WHEREAS, in connection with the transactions contemplated by the Securities Purchase Agreement it is necessary for Sentry to amend its certificate of incorporation;
WHEREAS, in connection with Dutch A&A’s purchase of an equity interest in Sentry, Dutch A&A and Sentry are entering into a Distribution Agreement (the “Distribution Agreement”) pursuant to which the products and services of each party will be made available to the other for distribution and sale in accordance with the terms therein;
WHEREAS, Sentry has requested that Lender consent to the amendment of the certificate of incorporation of Sentry, to the execution of the Distribution Agreement by Sentry, to the issuance and sale of common stock to Dutch A&A in accordance with the Securities Purchase Agreement and that the transactions contemplated by the Securities Purchase Agreement shall not constitute a Change of Control and to amend certain provisions of the Loan Agreement in connection therewith;
WHEREAS, Lender is willing to so consent and to amend the Loan Agreement on the terms and conditions set forth herein;
NOW, THEREFORE, in consideration of the premises, the covenants and agreements contained herein, and for other good and valuable consideration, the receipt and adequacy of which are hereby acknowledged, the parties do hereby agree that all capitalized terms used herein shall have the meanings ascribed thereto in the Loan Agreement and do hereby further agree as follows:
STATEMENT OF TERMS
1. Amendment to Loan Agreement.
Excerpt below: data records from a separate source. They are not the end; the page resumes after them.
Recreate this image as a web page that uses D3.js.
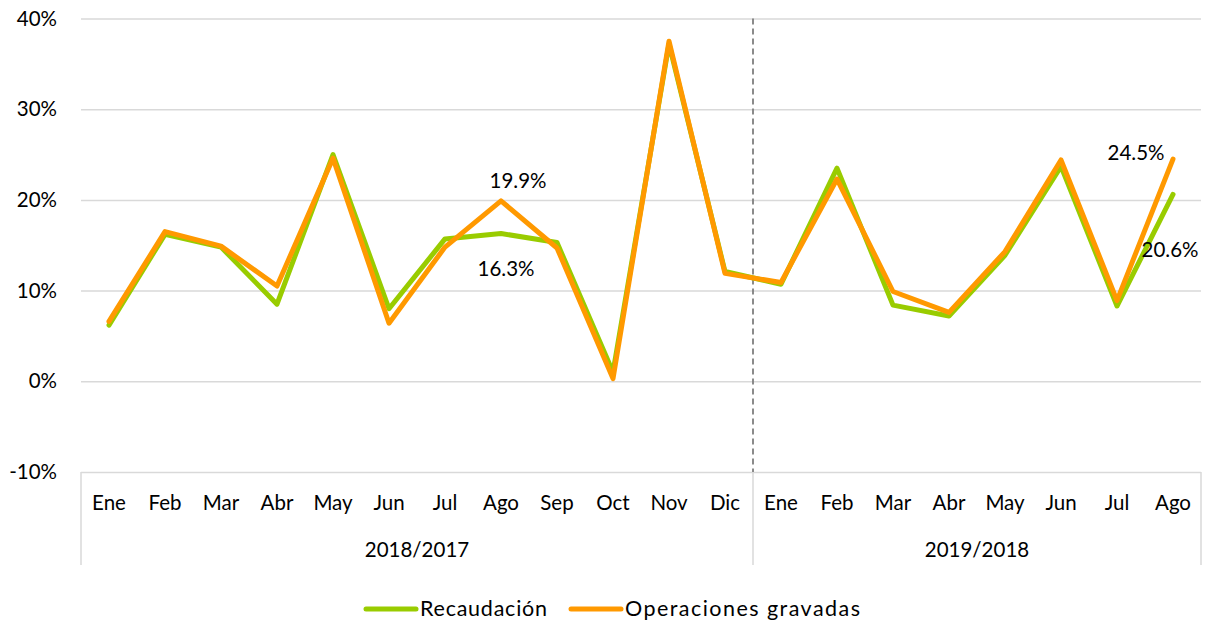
<!DOCTYPE html>
<html>
<head>
<meta charset="utf-8">
<script src="https://cdn.jsdelivr.net/npm/d3@7"></script>
<style>
  html, body { margin: 0; padding: 0; background: #fff; }
  svg text { font-family: Lato, "Open Sans", sans-serif; fill: #000; }
</style>
</head>
<body>
<svg id="chart" width="1208" height="624"></svg>
<script>
// Monthly year-over-year growth (%)
const months2018 = ["Ene","Feb","Mar","Abr","May","Jun","Jul","Ago","Sep","Oct","Nov","Dic"];
const months2019 = ["Ene","Feb","Mar","Abr","May","Jun","Jul","Ago"];
const periods = ["2018/2017", "2019/2018"];
const recaudacion = [6.2,16.2,14.8,8.5,25.0,8.0,15.7,16.3,15.3,1.0,37.2,12.1,
                     10.7,23.5,8.4,7.2,13.9,23.7,8.3,20.6];
const operaciones = [6.6,16.5,14.9,10.5,24.6,6.4,14.8,19.9,14.7,0.3,37.5,11.9,
                     10.9,22.3,9.9,7.6,14.3,24.4,8.9,24.5];
const yTicks = [-10, 0, 10, 20, 30, 40];
const seriesNames = ["Recaudación", "Operaciones gravadas"];
const seriesColors = ["#99cc00", "#ff9900"];

const monthLabels = months2018.concat(months2019);
const idx = d3.range(monthLabels.length);

const svg = d3.select("#chart");
const plotLeft = 81, plotRight = 1201, plotTop = 18.5, plotBottom = 472;

const x = d3.scaleBand().domain(idx).range([plotLeft, plotRight]);
const y = d3.scaleLinear().domain([-10, 40]).range([plotBottom, plotTop]);
const cx = i => x(i) + x.bandwidth() / 2;

// horizontal gridlines
const grid = svg.append("g")
  .attr("transform", `translate(${plotLeft},0)`)
  .call(d3.axisLeft(y).tickValues(yTicks).tickSize(-(plotRight - plotLeft)).tickFormat(""));
grid.select(".domain").remove();
grid.selectAll(".tick line").attr("stroke", "#d9d9d9").attr("stroke-width", 1.5);

// y tick labels
const yAxis = svg.append("g")
  .attr("transform", `translate(57,0)`)
  .call(d3.axisLeft(y).tickValues(yTicks).tickSize(0).tickPadding(0).tickFormat(d => d + "%"));
yAxis.select(".domain").remove();
yAxis.selectAll("text").attr("font-size", "20.5px").attr("font-family", "Lato, sans-serif");

// month labels
const xAxis = svg.append("g")
  .attr("transform", `translate(0,${plotBottom})`)
  .call(d3.axisBottom(x).tickSize(0).tickPadding(0).tickFormat(i => monthLabels[i]));
xAxis.select(".domain").remove();
xAxis.selectAll("text")
  .attr("font-size", "20.5px").attr("font-family", "Lato, sans-serif")
  .attr("dy", null).attr("y", 38);

// period boundaries below the axis
const splitIdx = [0, months2018.length, monthLabels.length];
const bx = k => k < monthLabels.length ? x(k) : plotRight;
svg.append("g").selectAll("line").data(splitIdx).join("line")
  .attr("x1", d => bx(d)).attr("x2", d => bx(d))
  .attr("y1", plotBottom).attr("y2", 565)
  .attr("stroke", "#d9d9d9").attr("stroke-width", 1.5);

// period labels
svg.append("g").selectAll("text").data(periods).join("text")
  .attr("x", (d, k) => (bx(splitIdx[k]) + bx(splitIdx[k + 1])) / 2)
  .attr("y", 557)
  .attr("text-anchor", "middle")
  .attr("font-size", "20.5px")
  .text(d => d);

// dashed separator between periods
svg.append("line")
  .attr("x1", x(months2018.length)).attr("x2", x(months2018.length))
  .attr("y1", plotTop).attr("y2", plotBottom)
  .attr("stroke", "#7f7f7f").attr("stroke-width", 1.8)
  .attr("stroke-dasharray", "6,4");

// series lines
const line = d3.line().x((d, i) => cx(i)).y(d => y(d));
[recaudacion, operaciones].forEach((vals, s) => {
  svg.append("path")
    .datum(vals)
    .attr("d", line)
    .attr("fill", "none")
    .attr("stroke", seriesColors[s])
    .attr("stroke-width", 5)
    .attr("stroke-linejoin", "round")
    .attr("stroke-linecap", "round");
});

// value labels for the last August of each period
const fmt = v => v.toFixed(1) + "%";
const ann = [
  { i: 7, v: operaciones[7], dx: 17, dy: -13 },
  { i: 7, v: recaudacion[7], dx: 5, dy: 43 },
  { i: 19, v: operaciones[19], dx: -37, dy: 1 },
  { i: 19, v: recaudacion[19], dx: -3, dy: 63 }
];
svg.append("g").selectAll("text").data(ann).join("text")
  .attr("x", d => cx(d.i) + d.dx)
  .attr("y", d => y(d.v) + d.dy)
  .attr("text-anchor", "middle")
  .attr("font-size", "20.5px")
  .text(d => fmt(d.v));

// legend
const legend = svg.append("g");
const legX = [366, 571];
const legTextWidth = [127, 235];
seriesNames.forEach((name, s) => {
  legend.append("line")
    .attr("x1", legX[s]).attr("x2", legX[s] + 50)
    .attr("y1", 609).attr("y2", 609)
    .attr("stroke", seriesColors[s]).attr("stroke-width", 5)
    .attr("stroke-linecap", "round");
  legend.append("text")
    .attr("x", legX[s] + 54).attr("y", 616)
    .attr("font-size", "21.5px")
    .attr("textLength", legTextWidth[s])
    .attr("lengthAdjust", "spacing")
    .text(name);
});
</script>
</body>
</html>
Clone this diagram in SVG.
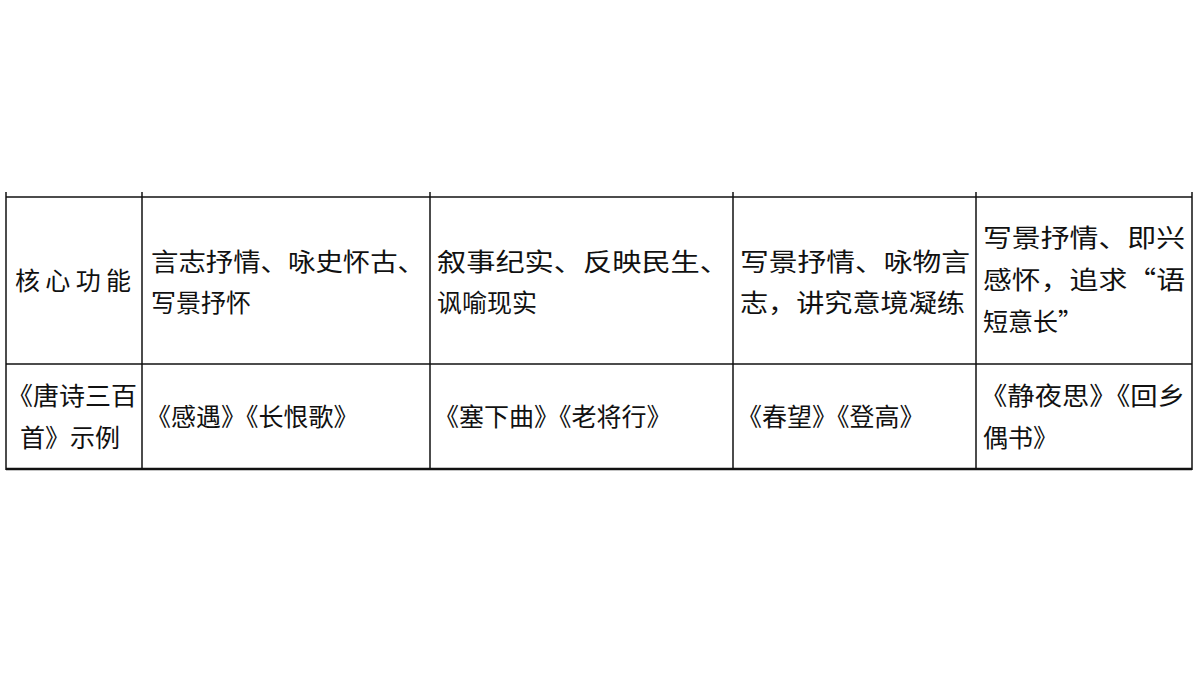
<svg xmlns="http://www.w3.org/2000/svg" width="1200" height="675" viewBox="0 0 1200 675">
<style>
text{font-family:"Noto Sans CJK SC","Noto Sans",sans-serif;font-size:25px;fill:#111}
.l{stroke:#111;stroke-width:1.5;fill:none}
</style>
<rect width="1200" height="675" fill="#fff"/>
<g id="grid">
<line class="l" x1="6" y1="197" x2="1192" y2="197"/>
<line class="l" x1="6" y1="364" x2="1192" y2="364"/>
<line x1="6" y1="469" x2="1192" y2="469" stroke="#111" stroke-width="2.5"/>
<line class="l" x1="6" y1="192" x2="6" y2="470"/>
<line class="l" x1="142" y1="192" x2="142" y2="470"/>
<line class="l" x1="430" y1="192" x2="430" y2="470"/>
<line class="l" x1="733" y1="192" x2="733" y2="470"/>
<line class="l" x1="976" y1="192" x2="976" y2="470"/>
<line class="l" x1="1192" y1="192" x2="1192" y2="470"/>
</g>
<g id="r1">
<text x="15" y="290" textLength="116" lengthAdjust="spacing">核心功能</text>
<text x="151" y="271" textLength="274" lengthAdjust="spacingAndGlyphs">言志抒情、咏史怀古、</text>
<text x="151" y="312">写景抒怀</text>
<text x="437" y="271" textLength="292" lengthAdjust="spacingAndGlyphs">叙事纪实、反映民生、</text>
<text x="437" y="312">讽喻现实</text>
<text x="740" y="271" textLength="230" lengthAdjust="spacingAndGlyphs">写景抒情、咏物言</text>
<text x="740" y="312" textLength="225" lengthAdjust="spacingAndGlyphs">志，讲究意境凝练</text>
<text x="983" y="247" textLength="202" lengthAdjust="spacingAndGlyphs">写景抒情、即兴</text>
<text x="983" y="289" textLength="202" lengthAdjust="spacingAndGlyphs">感怀，追求“语</text>
<text x="983" y="331">短意长”</text>
</g>
<g id="r2">
<text x="7" y="405" textLength="130" lengthAdjust="spacingAndGlyphs">《唐诗三百</text>
<text x="20" y="447">首》示例</text>
<text x="146" y="426">《感遇》《长恨歌》</text>
<text x="434" y="426">《塞下曲》《老将行》</text>
<text x="737" y="426">《春望》《登高》</text>
<text x="980" y="405" textLength="205" lengthAdjust="spacingAndGlyphs">《静夜思》《回乡</text>
<text x="983" y="447">偶书》</text>
</g>
</svg>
Subject to the satisfaction of the conditions precedent set forth in Section 4 of this Amendment, each Credit Party and Lender agree to amend the Loan Agreement as follows:
(a) Section 5(d) is amended in its entirety to provide as follows:
“(d) enter into any lending, borrowing or other commercial transaction with any of its employees, directors, Affiliates or any other Credit Party (including upstreaming and downstreaming of cash and intercompany advances and payments by a Credit Party on behalf of another Credit Party which are not otherwise permitted hereunder) other than (i) loans or advances to employees in the ordinary course of business in an aggregate outstanding amount not exceeding $50,000; (ii) the loans, advances and investments permitted pursuant to Section 5(b) and (iii) the transactions contemplated by the Distribution Agreement;" |
(b) Section 5(f) is amended in its entirety to provide as follows:
"(f) amend its charter or by-laws or other organizational documents except as set forth in the Amended and Restated Certificate;" |
(c) Section 5(i) is amended in its entirety to provide as follows:
“(i) sell, transfer, issue, convey, assign or otherwise dispose of any of its assets or properties, including its Accounts or any shares of its Stock or engage in any sale-leaseback, synthetic lease or similar transaction (provided, that the foregoing shall not prohibit the sale of Inventory or obsolete or unnecessary Equipment in the ordinary course of its business) except for the issuance and sale of common stock of Sentry in accordance with the terms of the Securities Purchase Agreement;" |
(d) Schedule A is amended by inserting therein the
following new definitions in the appropriate
alphabetical order:
"Amended and Restated Certificate" shall mean the Amended and Restated Certificate of Incorporation substantially in the form annexed to the Fifth Amendment as Exhibit A. |
"Distribution Agreement" shall mean the Distribution Agreement dated as of August 8, 2000 between Sentry and Dutch A&A. |
"Dutch A&A" shall mean Dutch A&A Holding, B.V., a Netherlands corporation or such assignee of its rights as provided for in the Securities Purchase Agreement. |
"Fifth Amendment" shall mean the Fifth Amendment and Consent to Loan and Security Agreement dated as of August 24, 2000 among Lender, Borrower and the other Credit Parties. |
"Securities Purchase Agreement" dated as of August 8, 2000 between Sentry and Dutch A&A. |
2. Consent. Subject to the satisfaction of the conditions precedent set forth in Section 4 of this Amendment, Lender agrees that the transactions contemplated by the Securities Purchase Agreement shall not constitute an Event of Default under Section 7.1(k) provided that all of the proceeds from the sale by Sentry of the common stock pursuant to the Securities Purchase Agreement are remitted to Lender for application to the Obligations.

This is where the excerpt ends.